Сарафанное радио до появления Фейсбук работало медленно, и в первые три недели в будние дни мы часто играли спектакли для 10-20 человека (один раз даже для двух — мамы с ребенком, — за что потом получили множество благодарностей: мы не знали, что по здешним правилам могли отказаться и отменить представление).
Но в последнюю неделю будто плотину прорвало… Привыкнув к малолюдью, мы пришли в галерею в последнюю минуту — и с трудом смогли пробиться через толпу зрителей, которые не только плотно забили все сидячие места, но и стояли в проходах, и сидели на полу перед первым рядом. В некотором ошеломлении я споткнулась о чьи-то детские ноги в ярких брючках, обернулась, чтобы извиниться, и увидела, что они принадлежат седовласой женщине за 70 (ею оказалась замечательная художница и скульптор Маргарет Меллис, с которой мы с того дня подружились).
Каждый день мы играли дополнительные спектакли — и на каждом зал был набит битком.
Учитывая предложение из Манчестера, и зная, что открытие следующей выставки в МакЛеллан назначено на начало июля, я довольно нахально поинтересовалась у Джулиана Сполдинга — а не хочет ли он продлить нашу выставку на три-четыре недели?
Через пару дней Джулиан предложил альтернативный план: уплотнить выставку «Шарманки» до двух залов и открыть ее заново в начале июля параллельно с выставкой фотографа Себастьяно Сальгадо (чьё имя было тогда мало кому известно), которая займет остальные четыре зала. Так же, как выставка Сальгадо, «Шарманка» будет работать до конца сентября, но спектакли давать только по субботам и воскресеньям.
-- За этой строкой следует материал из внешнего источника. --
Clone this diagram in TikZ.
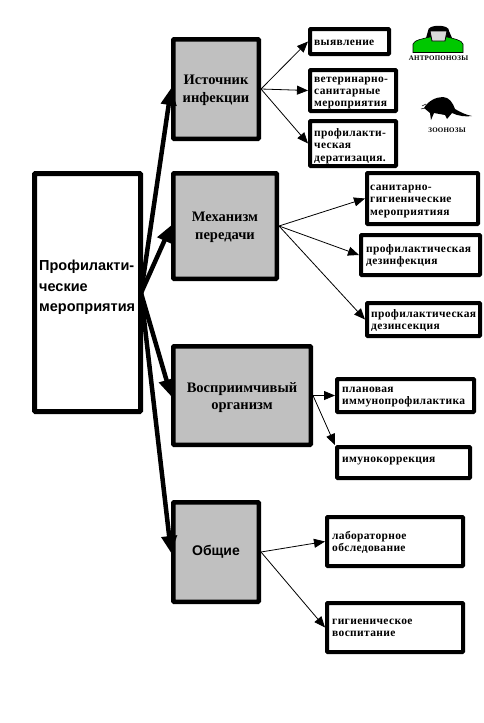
\documentclass[tikz,border=0pt]{standalone}
\usepackage{fontspec}
\setmainfont{Liberation Serif}
\newfontfamily\sansb{Liberation Sans}
\newfontfamily\spaced{Liberation Serif}[LetterSpace=3]
\usetikzlibrary{arrows.meta}
\definecolor{boxgrey}{RGB}{192,192,192}
\definecolor{shirt}{RGB}{0,200,0}
\tikzset{
 box/.style={draw=black,line width=#1,rounded corners=0.8pt,inner sep=0pt,anchor=north west},
 mainbx/.style={box=5pt,fill=white},
 greybx/.style={box=4.5pt,fill=boxgrey},
 smallbx/.style={box=4pt,fill=white},
 lbl/.style={font=\fontsize{14.5}{17.5}\selectfont\bfseries,align=center,inner sep=0pt},
 slbl/.style={font=\spaced\fontsize{11.5}{12.3}\selectfont\bfseries,align=left,inner sep=0pt,anchor=north west},
 thickarr/.style={line width=4.5pt,-{Triangle[length=17pt,width=15pt]},shorten >=-1pt},
 thinarr/.style={line width=0.8pt,-{Triangle[length=11pt,width=9pt]}},
 capt/.style={font=\spaced\fontsize{7}{8}\selectfont\bfseries,inner sep=0pt}
}
\begin{document}
\begin{tikzpicture}[x=1pt,y=-1pt]
\useasboundingbox (0,0) rectangle (483,723);
% main and grey boxes
\node[mainbx,minimum width=106pt,minimum height=238pt] (mainbox) at (32,171) {};
\node[greybx,minimum width=85.5pt,minimum height=99.5pt] (ist) at (171,37) {};
\node[greybx,minimum width=103.5pt,minimum height=105.5pt] (mech) at (171,171) {};
\node[greybx,minimum width=137.5pt,minimum height=98.5pt] (vos) at (171,344) {};
\node[greybx,minimum width=85.5pt,minimum height=99.5pt] (obs) at (171,500) {};
% small boxes
\node[smallbx,minimum width=79pt,minimum height=25pt] (vyv) at (308,27) {};
\node[smallbx,minimum width=86pt,minimum height=41pt] (vet) at (308,68) {};
\node[smallbx,minimum width=86pt,minimum height=45pt] (der) at (308,119) {};
\node[smallbx,minimum width=111pt,minimum height=51pt] (san) at (365,171) {};
\node[smallbx,minimum width=119pt,minimum height=40pt] (dezf) at (359,233) {};
\node[smallbx,minimum width=113pt,minimum height=33pt] (dezs) at (365,301) {};
\node[smallbx,minimum width=137pt,minimum height=33pt] (plan) at (335,377) {};
\node[smallbx,minimum width=133pt,minimum height=31pt] (imm) at (335,445) {};
\node[smallbx,minimum width=136pt,minimum height=49pt] (lab) at (325,515) {};
\node[smallbx,minimum width=136pt,minimum height=49pt] (gig) at (325,601) {};
% connectors
\coordinate (hub) at (141,293);
\draw[thickarr] (hub) -- (ist.west);
\draw[thickarr] (hub) -- (mech.west);
\draw[thickarr] (hub) -- (vos.west);
\draw[thickarr] (hub) -- (obs.west);
\draw[thinarr] (ist.east) -- (vyv.west);
\draw[thinarr] (ist.east) -- (vet.west);
\draw[thinarr] (ist.east) -- (der.west);
\draw[thinarr] (mech.east) -- (san.west);
\draw[thinarr] (mech.east) -- (dezf.west);
\draw[thinarr] (mech.east) -- (dezs.west);
\draw[thinarr] (vos.east) -- (plan.west);
\draw[thinarr] (vos.east) -- (imm.north west);
\draw[thinarr] (obs.east) -- (lab.west);
\draw[thinarr] (obs.east) -- (gig.west);
% main labels
\node[font=\sansb\fontsize{14.5}{20.5}\selectfont\bfseries,align=left,inner sep=0pt,anchor=north west] (tmain) at (39,260) {Профилакти-\\ческие\\мероприятия};
\node[lbl] (t1) at (216,90.5) {Источник\\инфекции};
\node[lbl] (t2) at (225,227.5) {Механизм\\передачи};
\node[lbl] (t3) at (242,397.5) {Восприимчивый\\организм};
\node[font=\sansb\fontsize{14}{16}\selectfont\bfseries,inner sep=0pt] (t4) at (216,552) {Общие};
% small labels
\node[slbl] (s1) at (314,40) {выявление};
\node[slbl] (s2) at (314,76.5) {ветеринарно-\\санитарные\\мероприятия};
\node[slbl] (s3) at (314,128.5) {профилакти-\\ческая\\дератизация.};
\node[slbl] (s4) at (370,185) {санитарно-\\гигиенические\\мероприятияя};
\node[slbl] (s5) at (366,244) {профилактическая\\дезинфекция};
\node[slbl] (s6) at (371,309) {профилактическая\\дезинсекция};
\node[slbl] (s7) at (342,387) {плановая\\иммунопрофилактика};
\node[slbl] (s8) at (342,456.5) {имунокоррекция};
\node[slbl] (s9) at (332,531) {лабораторное\\обследование};
\node[slbl] (s10) at (332,619) {гигиеническое\\воспитание};
% captions
\node[capt] (c1) at (438.5,58) {АНТРОПОНОЗЫ};
\node[capt] (c2) at (447,130) {ЗООНОЗЫ};
% person icon
\fill[black] (428,31) .. controls (427,24) and (450,24) .. (449,31) -- (452,38) -- (426,38) -- cycle;
\draw[black,fill=shirt,line width=0.6pt] (413,52.5) -- (413,44) .. controls (414,40) and (424,38.5) .. (430,37) -- (447,37) .. controls (453,38.5) and (462,40) .. (463,44) -- (463,52.5) -- cycle;
\draw[black,fill=boxgrey!60!white,line width=0.8pt] (430,31) -- (447,31) -- (445,41) -- (432,41) -- cycle;
% rat icon
\fill[black] (424,108) .. controls (428,101) and (436,97) .. (443,97)
 .. controls (449,97) and (453,103) .. (455,109)
 .. controls (460,112) and (466,115) .. (472,116)
 .. controls (466,117) and (458,116) .. (452,113)
 -- (447,119) -- (445,115) -- (434,113) -- (431,120) -- (430,113)
 .. controls (428,111) and (426,110) .. (424,108) -- cycle;
\draw[black,line width=0.5pt] (426,104) -- (422,106) (425,108) -- (421,109);
\end{tikzpicture}
\end{document}
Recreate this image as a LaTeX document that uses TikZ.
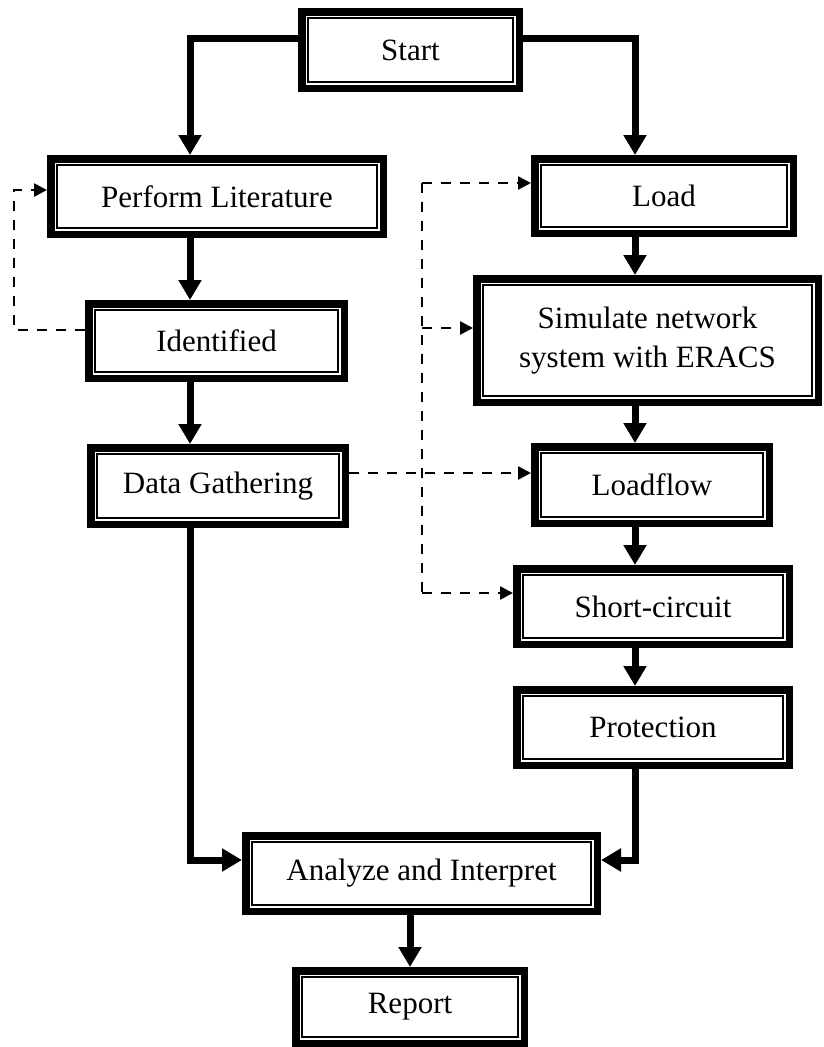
\documentclass[tikz,border=0pt]{standalone}
\usepackage{fontspec}
\setmainfont{Liberation Serif}
\usetikzlibrary{arrows.meta,calc}
\begin{document}
\begin{tikzpicture}[x=1pt,y=-1pt,
  box/.style={draw, line width=7.5pt, inner sep=0pt, align=center,
    font=\fontsize{31}{38.5}\selectfont},
  conn/.style={line width=7pt, -{Triangle[width=22pt,length=20pt]}},
  dline/.style={line width=2.6pt, dash pattern=on 10pt off 9pt},
  darr/.style={dline, -{Triangle[width=13pt,length=13pt]}}]
\useasboundingbox (0,0) rectangle (823,1047);

% boxes
\node[box, minimum width=217.5pt, minimum height=76.5pt] (start) at (410.5,50) {Start};
\node[box, minimum width=332.5pt, minimum height=75.5pt] (perform) at (217,196.5) {Perform Literature};
\node[box, minimum width=255.5pt, minimum height=74.5pt] (ident) at (216.5,341) {Identified};
\node[box, minimum width=254.5pt, minimum height=76.5pt] (data) at (218,486) {Data Gathering};
\node[box, minimum width=258.5pt, minimum height=74.5pt] (load) at (664,196) {Load};
\node[box, minimum width=341.5pt, minimum height=123.5pt] (sim) at (647.5,340.5) {Simulate network\\system with ERACS};
\node[box, minimum width=234.5pt, minimum height=76.5pt] (loadflow) at (652,485) {Loadflow};
\node[box, minimum width=272.5pt, minimum height=75.5pt] (short) at (653,606.5) {Short-circuit};
\node[box, minimum width=272.5pt, minimum height=75.5pt] (prot) at (653,727.5) {Protection};
\node[box, minimum width=351.5pt, minimum height=75.5pt] (analyze) at (421.5,873.5) {Analyze and Interpret};
\node[box, minimum width=228.5pt, minimum height=72.5pt] (report) at (410,1007) {Report};

% inner thin frames
\foreach \n in {start,perform,ident,data,load,sim,loadflow,short,prot,analyze,report}
  \draw[line width=2pt] ([shift={(10pt,-10pt)}]\n.north west) rectangle ([shift={(-10pt,10pt)}]\n.south east);

% column coordinates
\coordinate (lx) at (190,0);
\coordinate (rx) at (635,0);
\coordinate (dx) at (422,0);
\coordinate (dlx) at (14,0);

% solid connectors
\draw[conn] ([yshift=12pt]start.west) -| (lx |- perform.north);
\draw[conn] ([yshift=12pt]start.east) -| (rx |- load.north);
\draw[conn] (lx |- perform.south) -- (lx |- ident.north);
\draw[conn] (lx |- ident.south) -- (lx |- data.north);
\draw[conn] (lx |- data.south) |- ([yshift=13.5pt]analyze.west);
\draw[conn] (rx |- load.south) -- (rx |- sim.north);
\draw[conn] (rx |- sim.south) -- (rx |- loadflow.north);
\draw[conn] (rx |- loadflow.south) -- (rx |- short.north);
\draw[conn] (rx |- short.south) -- (rx |- prot.north);
\draw[conn] (rx |- prot.south) |- ([yshift=13.5pt]analyze.east);
\draw[conn] (report.north |- analyze.south) -- (report.north);

% dashed connectors
\coordinate (iOut) at ([yshift=11pt]ident.west);
\coordinate (pIn) at ([yshift=6.5pt]perform.west);
\draw[darr] (iOut) -| (dlx |- pIn) -- (pIn);

\coordinate (dOut) at ([yshift=13pt]data.east);
\coordinate (lIn) at ([yshift=13pt]load.west);
\coordinate (mIn) at ([yshift=12.5pt]sim.west);
\coordinate (sIn) at ([yshift=13.5pt]short.west);
\draw[darr] (dOut) -- (dOut -| loadflow.west);
\draw[dline] (dx |- lIn) -- (dx |- sIn);
\draw[darr] (dx |- lIn) -- (lIn);
\draw[darr] (dx |- mIn) -- (mIn);
\draw[darr] (dx |- sIn) -- (sIn);
\end{tikzpicture}
\end{document}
В будние дни экспозиция будет открыта для посетителей галереи в статичном режиме — что обеспечит дополнительный приток публики на представления в уикенд. Дополнительных денег, чтобы заплатить нам гонорар, у музеев нет, но все вырученные за билеты и продажу сувениров деньги они отдадут нам. Но цены на билеты нужно снизить с четырех фунтов до трёх.
На том и порешили, не предполагая, сколько положительных последствий будет иметь это решение в нашей судьбе.